Как показывает неловкость учеников, учительница эта нетипична для советской системы образования. Общий стиль преподавания — педантичность, даже в предметах, свободных от тяжелого груза, который лежит на общественных науках, в частности на истории. Основной метод — выяснить, как усвоен пройденный материал, как будто ученик — это сосуд, который можно в зависимости от воли учителя заполнять знаниями, а затем опустошать его…
Уже во втором классе учат наизусть стихи Пушкина — скорее всего, для того, чтобы взрослые могли порадоваться, слушая знакомые строчки, произносимые чистым, звонким голосом ребенка, не обремененным невнятным жаргоном взрослой жизни… Как отметил Хедрик Смит в книге «Русские», на протяжении многих лет учат одно и то же: его дочь заставили выучить отрывок из Гоголя, который в свои школьные годы учили два его русских приятеля — одному было 26 лет, а другому — 52 года: «Чуден Днепр при тихой погоде…» Есть старая русская поговорка: повторение — мать учения.
Метод зубрежки применяется во многих областях и приводит к появлению безупречно подготовленных лингвистов, танцовщиков и скрипачей. Если вы, гуляя по московским или ленинградским переулкам, случайно пройдете мимо музыкальной школы, вы вдруг окажетесь в волне очаровательных звуков, смеси нот, гамм и мелодий, исполняемых на уроках фортепиано, флейты, кларнета и скрипки. Семи- и восьмилетние дети старательно ходят после уроков на занятия в музыкальные школы, аккуратно держат виолончели и скрипки, локти и кисти под идеально правильными углами к телу, смычки грациозно двигаются по струнам именно с такой скоростью, с какой это необходимо для данной ноты и громкости звука.
Подавляющее большинство этих детей останутся любителями; заниматься музыкой их уговорили родители, как они когда-то уговорили меня заниматься фортепиано с доброй пожилой женщиной по имени миссис Мерфи. Но нет здесь традиционного американского стремления заниматься весело. Это — серьезное занятие, требующее усилия. Пока ученик не усвоит определенный урок, каким бы скучным он ни был, ни один учитель не разрешит ему сыграть забавную мелодию только лишь потому, что, видите ли, так веселее и интереснее. Не может быть и речи о Моцарте, пока не усвоены все необходимые этюды. Вознаграждение за труд будет позже, на экзамене, когда ученик блестяще сыграет пьесу под одобрительный шум зрителей — родителей, их детей и нервничающих учителей, которые тоже в этот момент сдают экзамены.
Результаты такого образования нам хорошо известны. СССР славится множеством прекрасных музыкантов, среди которых иногда появляются такие фигуры, как Давид Ойстрах, Мстислав Ростропович и Святослав Рихтер. Однако профессиональные музыканты в США и Израиле, где в последние годы многие советские исполнители начали свою новую карьеру, часто сталкиваются с тем, что игра этих исполнителей пуста и деревянна — абсолютно точна, технически безупречна, но холодна и бесчувственна, ибо педантичность у них победила внутреннюю суть…

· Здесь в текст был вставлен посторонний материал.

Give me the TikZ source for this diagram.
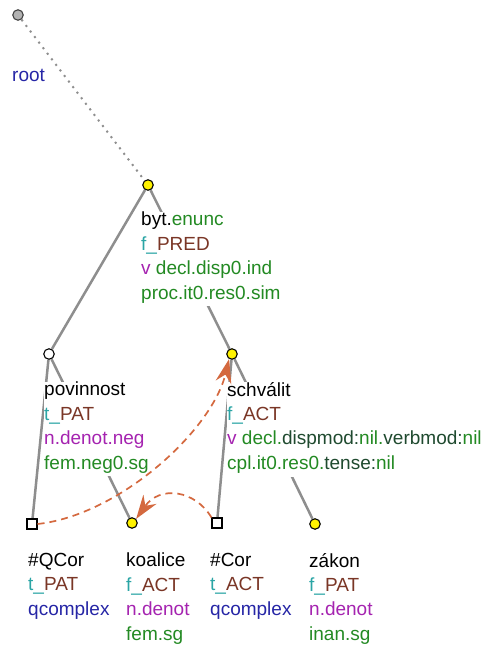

Недостатки такого образования не так заметны, когда русские находятся в привычных им условиях советского общества, а не в открытых обществах Запада, куда они эмигрируют… Не всем удается выполнить предъявляемое там требование — стоять на своих ногах и самостоятельно мыслить. Профессор в Иерусалиме с горечью рассказал мне, что он ведет в группе русских студентов занятия по методике воспитания отсталых детей. Его подопечные идеально выполняют все его инструкции, но оказываются не в состоянии предложить оригинальное решение неожиданно возникшей проблемы. Как рассказывал мне один профессор в Тель-Авиве, он издает журнал, где периодически публикует статьи советских эмигрантов, которые постоянно просят у него совета, о чем им написать, уделяя внимание поиску правильной линии поведения, а не правды.
Отличительными чертами мировоззрения становятся страх перед неизвестным, растерянность перед неопределенным. Внешний мир безопасен только тогда, когда он полностью упорядочен в сознании; внутренний мир хорош лишь при условии, что он лишен неуверенности. Главное — понимать, где и на чем ты стоишь.
* * *В московском Центральном Дворце пионеров Дебора и я встретились с группой комсомольских активистов. Они в четырнадцать лет вышли из пионерского возраста, вступили в ВЛКСМ, а во Дворце пионеров занимались в кружках по изучению США, Африки, Латинской Америки, Ближнего Востока и т. д. Наши юные собеседники принадлежали к наиболее обеспеченному слою советского общества. Принадлежность к нему требует полной политической ортодоксальности, в обмен на которую дети профессоров, ученых и дипломатов получают всевозможные привилегии и следуют за своими родителями, вступая в партию и погружаясь в относительно комфортную жизнь.